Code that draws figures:
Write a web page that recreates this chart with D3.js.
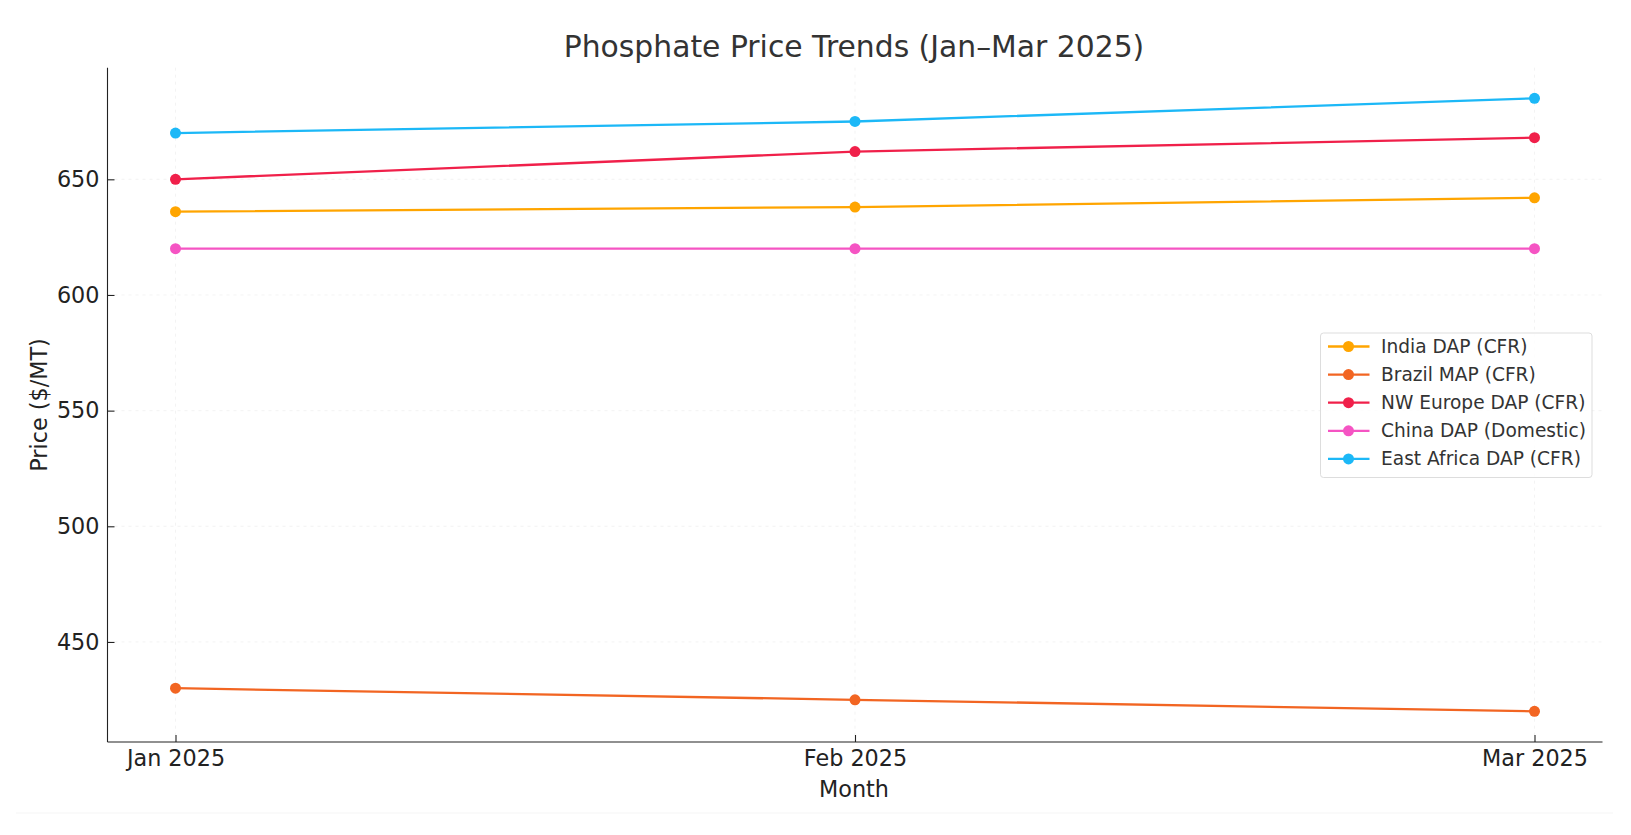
<!DOCTYPE html>
<html>

<head>
    <title>Phosphate Price Trends</title>
    <script src="https://d3js.org/d3.v7.min.js"></script>
    <style>
        html, body {
            margin: 0;
            padding: 0;
            overflow: hidden;
            background: #fff;
            font-family: "DejaVu Sans", sans-serif;
        }

        svg {
            display: block;
        }

        .grid line {
            stroke: #f0f0f0;
            stroke-dasharray: 3, 4;
            stroke-width: 0.8;
        }

        .axis text {
            font-size: 22.3px;
            fill: #222;
            font-family: "DejaVu Sans", sans-serif;
        }

        .axis path,
        .axis line {
            stroke: #222;
            stroke-width: 1.1;
        }

        .line {
            fill: none;
            stroke-width: 2.3;
        }
    </style>
</head>

<body>
<script>
    var w = 1631;
    var h = 835;

    // data
    var months = ["Jan 2025", "Feb 2025", "Mar 2025"];
    var seriesNames = ["India DAP (CFR)", "Brazil MAP (CFR)", "NW Europe DAP (CFR)", "China DAP (Domestic)", "East Africa DAP (CFR)"];
    var india = [636, 638, 642];
    var brazil = [430, 425, 420];
    var nwEurope = [650, 662, 668];
    var china = [620, 620, 620];
    var eastAfrica = [670, 675, 685];
    var yTicks = [450, 500, 550, 600, 650];

    var colors = ["#ffa500", "#f26522", "#f0204a", "#f554c3", "#1cb8f7"];

    var series = [india, brazil, nwEurope, china, eastAfrica].map(function (vals, i) {
        return { name: seriesNames[i], values: vals, color: colors[i] };
    });

    var plotLeft = 107.5, plotRight = 1602.5, plotTop = 67.7, plotBottom = 742;

    var x = d3.scalePoint().domain(months).range([175.5, 1534.5]);

    var allVals = [].concat(india, brazil, nwEurope, china, eastAfrica);
    var ext = d3.extent(allVals);
    var pad = (ext[1] - ext[0]) * 0.05;
    var y = d3.scaleLinear().domain([ext[0] - pad, ext[1] + pad]).range([plotBottom, plotTop]);

    var svg = d3.select("body")
        .append("svg")
        .attr("width", w)
        .attr("height", h);

    // faint frame line at bottom
    svg.append("line")
        .attr("x1", 16).attr("x2", 1613)
        .attr("y1", 813).attr("y2", 813)
        .attr("stroke", "#f5f5f5");

    // grid
    var grid = svg.append("g").attr("class", "grid");
    grid.selectAll(".hg")
        .data(yTicks)
        .enter()
        .append("line")
        .attr("x1", plotLeft).attr("x2", plotRight)
        .attr("y1", function (d) { return y(d); })
        .attr("y2", function (d) { return y(d); });
    grid.selectAll(".vg")
        .data(months)
        .enter()
        .append("line")
        .attr("y1", plotTop).attr("y2", plotBottom)
        .attr("x1", function (d) { return x(d); })
        .attr("x2", function (d) { return x(d); });

    // axes (ticks point inward)
    svg.append("g")
        .attr("class", "axis")
        .attr("transform", "translate(0," + plotBottom + ")")
        .call(d3.axisBottom(x).tickSize(-7).tickPadding(8).tickSizeOuter(0))
        .call(function (g) {
            g.select(".domain").attr("d", "M" + plotLeft + ",0H" + plotRight);
        });

    svg.append("g")
        .attr("class", "axis")
        .attr("transform", "translate(" + plotLeft + ",0)")
        .call(d3.axisLeft(y).tickValues(yTicks).tickSize(-7).tickPadding(8).tickSizeOuter(0))
        .call(function (g) {
            g.select(".domain").attr("d", "M0," + plotTop + "V" + plotBottom);
        });

    // lines
    var line = d3.line()
        .x(function (d, i) { return x(months[i]); })
        .y(function (d) { return y(d); });

    var groups = svg.selectAll(".series")
        .data(series)
        .enter()
        .append("g")
        .attr("class", "series");

    groups.append("path")
        .attr("class", "line")
        .attr("stroke", function (d) { return d.color; })
        .attr("d", function (d) { return line(d.values); });

    groups.selectAll("circle")
        .data(function (d) {
            return d.values.map(function (v, i) { return { v: v, i: i, color: d.color }; });
        })
        .enter()
        .append("circle")
        .attr("cx", function (d) { return x(months[d.i]); })
        .attr("cy", function (d) { return y(d.v); })
        .attr("r", 5.5)
        .attr("fill", function (d) { return d.color; });

    // titles
    svg.append("text")
        .attr("x", 854).attr("y", 57)
        .attr("text-anchor", "middle")
        .style("font-size", "29.8px")
        .style("fill", "#333")
        .text("Phosphate Price Trends (Jan\u2013Mar 2025)");

    svg.append("text")
        .attr("x", 854).attr("y", 797)
        .attr("text-anchor", "middle")
        .style("font-size", "22.3px")
        .style("fill", "#222")
        .text("Month");

    svg.append("text")
        .attr("transform", "translate(46.5,405) rotate(-90)")
        .attr("text-anchor", "middle")
        .style("font-size", "22.3px")
        .style("fill", "#222")
        .text("Price ($/MT)");

    // legend
    var legend = svg.append("g").attr("transform", "translate(1320.5,333)");
    legend.append("rect")
        .attr("width", 271.5).attr("height", 144.5)
        .attr("rx", 3)
        .attr("fill", "#fff")
        .attr("fill-opacity", 0.8)
        .attr("stroke", "#ddd");

    var items = legend.selectAll(".item")
        .data(series)
        .enter()
        .append("g")
        .attr("transform", function (d, i) { return "translate(0," + (13.5 + i * 28.1) + ")"; });

    items.append("line")
        .attr("x1", 7.5).attr("x2", 49)
        .attr("stroke", function (d) { return d.color; })
        .attr("stroke-width", 2.3);
    items.append("circle")
        .attr("cx", 28).attr("r", 5.5)
        .attr("fill", function (d) { return d.color; });
    items.append("text")
        .attr("x", 60.5).attr("dy", "0.35em")
        .style("font-size", "18.6px")
        .style("fill", "#333")
        .text(function (d) { return d.name; });
</script>
</body>

</html>
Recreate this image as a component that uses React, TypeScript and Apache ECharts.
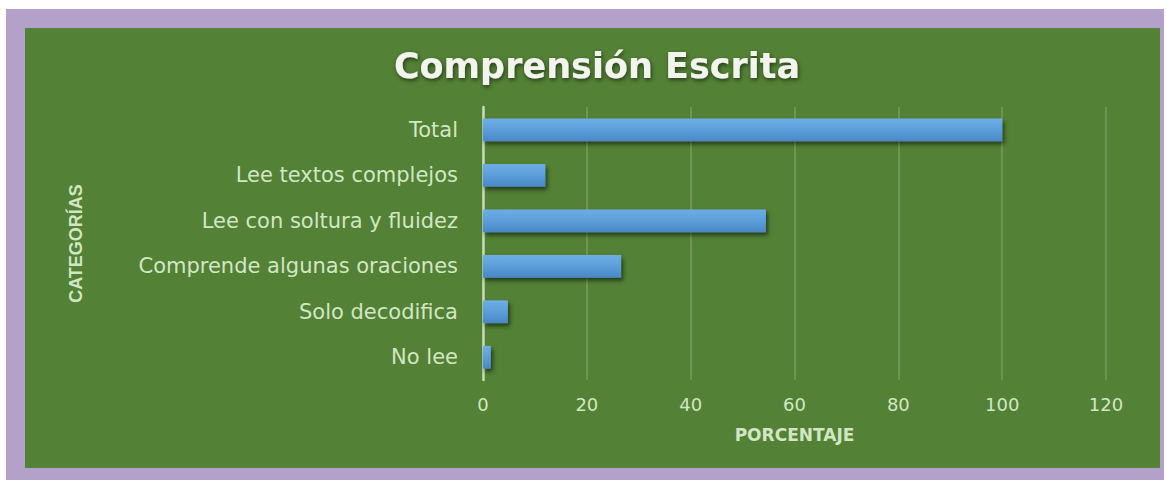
import React, { useEffect, useRef } from "react";
import * as echarts from "echarts";

const categories = [
  "No lee",
  "Solo decodifica",
  "Comprende algunas oraciones",
  "Lee con soltura y fluidez",
  "Lee textos complejos",
  "Total",
];
const values = [1.5, 4.8, 26.6, 54.5, 12, 100];
const titleText = "Comprensión Escrita";
const xAxisName = "PORCENTAJE";
const yAxisName = "CATEGORÍAS";

export default function App() {
  const ref = useRef<HTMLDivElement>(null);
  useEffect(() => {
    if (!ref.current) return;
    const chart = echarts.init(ref.current, undefined, { renderer: "svg" });
    const pale = "#d2e6c4";
    chart.setOption({
      animation: false,
      backgroundColor: "#ffffff",
      graphic: [
        { type: "rect", z: -10, shape: { x: 6, y: 9, width: 1158, height: 471 }, style: { fill: "#b3a1c9" } },
        { type: "rect", z: -9, shape: { x: 25, y: 28, width: 1135, height: 440 }, style: { fill: "#538135" } },
      ],
      title: {
        text: titleText,
        left: 592,
        textAlign: "center",
        top: 43,
        textStyle: {
          color: "#f4f4ee",
          fontFamily: "DejaVu Sans",
          fontWeight: "bold",
          fontSize: 35,
          textShadowColor: "rgba(0,0,0,0.55)",
          textShadowBlur: 4,
          textShadowOffsetX: 1,
          textShadowOffsetY: 2,
        },
      },
      grid: { left: 483, right: 60, top: 107, bottom: 100, containLabel: false },
      xAxis: {
        type: "value",
        min: 0,
        max: 120,
        interval: 20,
        name: xAxisName,
        nameLocation: "middle",
        nameGap: 46,
        nameTextStyle: { color: pale, fontFamily: "DejaVu Sans", fontWeight: "bold", fontSize: 17 },
        axisLine: { show: false },
        axisTick: { show: false },
        axisLabel: { color: pale, fontFamily: "DejaVu Sans", fontSize: 18, margin: 15 },
        splitLine: { lineStyle: { color: "rgba(255,255,255,0.22)", width: 1.5 } },
      },
      yAxis: {
        type: "category",
        data: categories,
        name: yAxisName,
        nameLocation: "middle",
        nameGap: 398,
        nameRotate: 90,
        nameTextStyle: {
          color: pale,
          fontFamily: "Liberation Sans Narrow, Liberation Sans",
          fontWeight: "bold",
          fontSize: 18,
        },
        axisLine: { show: true, lineStyle: { color: "#c8dbb8", width: 2.5 } },
        axisTick: { show: false },
        axisLabel: { color: pale, fontFamily: "DejaVu Sans", fontSize: 21, margin: 25 },
        splitLine: { show: false },
      },
      series: [
        {
          type: "bar",
          data: values,
          barWidth: "50%",
          itemStyle: {
            color: new echarts.graphic.LinearGradient(0, 0, 0, 1, [
              { offset: 0, color: "#6eaee6" },
              { offset: 0.5, color: "#5b9ed9" },
              { offset: 1, color: "#4a88c6" },
            ]),
            shadowColor: "rgba(0,0,0,0.55)",
            shadowBlur: 4,
            shadowOffsetX: 2,
            shadowOffsetY: 3,
          },
        },
      ],
    });
    return () => chart.dispose();
  }, []);
  return (
    <div
      ref={ref}
      style={{ position: "fixed", left: 0, top: 0, width: 1166, height: 480 }}
    />
  );
}
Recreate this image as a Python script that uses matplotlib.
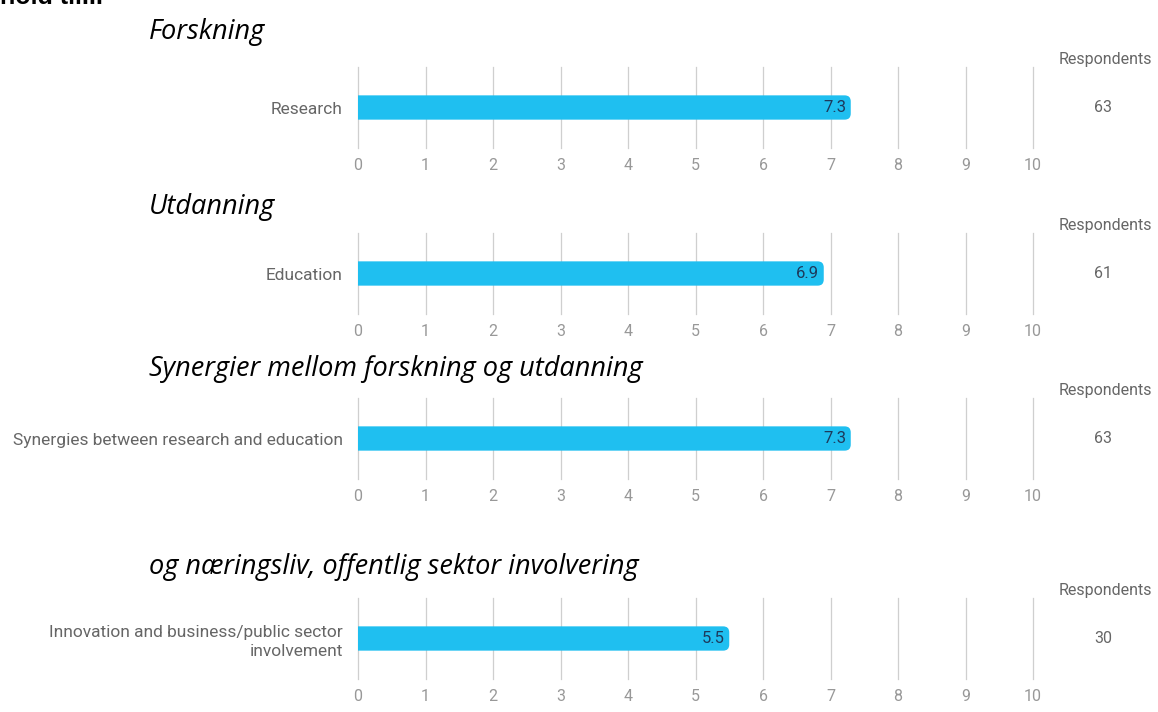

» Set problem: Quote only the lines running from the line with "Recreate this image as a component" to the line with "import * as", ends included, exactly as they appear and without the pictures.

» Answer to this exercise:
Recreate this image as a component that uses React, TypeScript and Apache ECharts.
import React, { useEffect, useRef } from "react";
import * as echarts from "echarts";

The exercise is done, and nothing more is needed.